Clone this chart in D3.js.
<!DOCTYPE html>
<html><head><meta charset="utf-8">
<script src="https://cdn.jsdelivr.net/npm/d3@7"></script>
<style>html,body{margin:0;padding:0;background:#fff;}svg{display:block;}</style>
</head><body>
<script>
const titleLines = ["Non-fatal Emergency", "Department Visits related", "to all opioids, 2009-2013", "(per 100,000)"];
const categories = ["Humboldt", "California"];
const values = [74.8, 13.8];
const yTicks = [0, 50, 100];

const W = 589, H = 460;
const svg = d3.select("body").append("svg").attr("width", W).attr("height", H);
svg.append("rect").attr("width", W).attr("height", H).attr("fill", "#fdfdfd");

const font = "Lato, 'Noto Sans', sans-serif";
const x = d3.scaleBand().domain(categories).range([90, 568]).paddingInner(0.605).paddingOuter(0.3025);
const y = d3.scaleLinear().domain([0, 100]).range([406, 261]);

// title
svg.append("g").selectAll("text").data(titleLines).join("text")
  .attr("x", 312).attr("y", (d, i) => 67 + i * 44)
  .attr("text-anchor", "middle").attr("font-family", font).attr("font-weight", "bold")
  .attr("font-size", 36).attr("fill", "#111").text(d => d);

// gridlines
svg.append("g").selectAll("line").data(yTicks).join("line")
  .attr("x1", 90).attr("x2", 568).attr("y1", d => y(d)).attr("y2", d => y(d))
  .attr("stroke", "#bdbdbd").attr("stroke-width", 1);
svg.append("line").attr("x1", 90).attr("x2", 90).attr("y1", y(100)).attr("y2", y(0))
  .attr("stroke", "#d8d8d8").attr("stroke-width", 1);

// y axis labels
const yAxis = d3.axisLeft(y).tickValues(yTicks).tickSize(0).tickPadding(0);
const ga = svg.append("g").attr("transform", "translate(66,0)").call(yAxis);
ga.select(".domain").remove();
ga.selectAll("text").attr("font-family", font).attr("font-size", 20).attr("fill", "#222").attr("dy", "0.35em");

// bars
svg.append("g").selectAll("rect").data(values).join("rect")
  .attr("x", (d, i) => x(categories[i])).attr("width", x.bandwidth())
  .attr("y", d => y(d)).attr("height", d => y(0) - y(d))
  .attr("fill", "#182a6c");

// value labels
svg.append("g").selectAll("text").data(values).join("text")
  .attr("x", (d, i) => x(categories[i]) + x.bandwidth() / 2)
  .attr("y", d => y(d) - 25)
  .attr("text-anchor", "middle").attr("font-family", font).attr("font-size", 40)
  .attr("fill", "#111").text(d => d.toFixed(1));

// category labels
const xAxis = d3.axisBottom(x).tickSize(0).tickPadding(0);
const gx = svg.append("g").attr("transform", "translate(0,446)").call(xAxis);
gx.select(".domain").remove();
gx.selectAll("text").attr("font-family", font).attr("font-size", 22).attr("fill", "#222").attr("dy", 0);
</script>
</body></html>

Work to be completed: The listing above must be transcribed exactly, line by line.

Completed exercise:
Clone this chart in D3.js.
<!DOCTYPE html>
<html><head><meta charset="utf-8">
<script src="https://cdn.jsdelivr.net/npm/d3@7"></script>
<style>html,body{margin:0;padding:0;background:#fff;}svg{display:block;}</style>
</head><body>
<script>
const titleLines = ["Non-fatal Emergency", "Department Visits related", "to all opioids, 2009-2013", "(per 100,000)"];
const categories = ["Humboldt", "California"];
const values = [74.8, 13.8];
const yTicks = [0, 50, 100];

const W = 589, H = 460;
const svg = d3.select("body").append("svg").attr("width", W).attr("height", H);
svg.append("rect").attr("width", W).attr("height", H).attr("fill", "#fdfdfd");

const font = "Lato, 'Noto Sans', sans-serif";
const x = d3.scaleBand().domain(categories).range([90, 568]).paddingInner(0.605).paddingOuter(0.3025);
const y = d3.scaleLinear().domain([0, 100]).range([406, 261]);

// title
svg.append("g").selectAll("text").data(titleLines).join("text")
  .attr("x", 312).attr("y", (d, i) => 67 + i * 44)
  .attr("text-anchor", "middle").attr("font-family", font).attr("font-weight", "bold")
  .attr("font-size", 36).attr("fill", "#111").text(d => d);

// gridlines
svg.append("g").selectAll("line").data(yTicks).join("line")
  .attr("x1", 90).attr("x2", 568).attr("y1", d => y(d)).attr("y2", d => y(d))
  .attr("stroke", "#bdbdbd").attr("stroke-width", 1);
svg.append("line").attr("x1", 90).attr("x2", 90).attr("y1", y(100)).attr("y2", y(0))
  .attr("stroke", "#d8d8d8").attr("stroke-width", 1);

// y axis labels
const yAxis = d3.axisLeft(y).tickValues(yTicks).tickSize(0).tickPadding(0);
const ga = svg.append("g").attr("transform", "translate(66,0)").call(yAxis);
ga.select(".domain").remove();
ga.selectAll("text").attr("font-family", font).attr("font-size", 20).attr("fill", "#222").attr("dy", "0.35em");

// bars
svg.append("g").selectAll("rect").data(values).join("rect")
  .attr("x", (d, i) => x(categories[i])).attr("width", x.bandwidth())
  .attr("y", d => y(d)).attr("height", d => y(0) - y(d))
  .attr("fill", "#182a6c");

// value labels
svg.append("g").selectAll("text").data(values).join("text")
  .attr("x", (d, i) => x(categories[i]) + x.bandwidth() / 2)
  .attr("y", d => y(d) - 25)
  .attr("text-anchor", "middle").attr("font-family", font).attr("font-size", 40)
  .attr("fill", "#111").text(d => d.toFixed(1));

// category labels
const xAxis = d3.axisBottom(x).tickSize(0).tickPadding(0);
const gx = svg.append("g").attr("transform", "translate(0,446)").call(xAxis);
gx.select(".domain").remove();
gx.selectAll("text").attr("font-family", font).attr("font-size", 22).attr("fill", "#222").attr("dy", 0);
</script>
</body></html>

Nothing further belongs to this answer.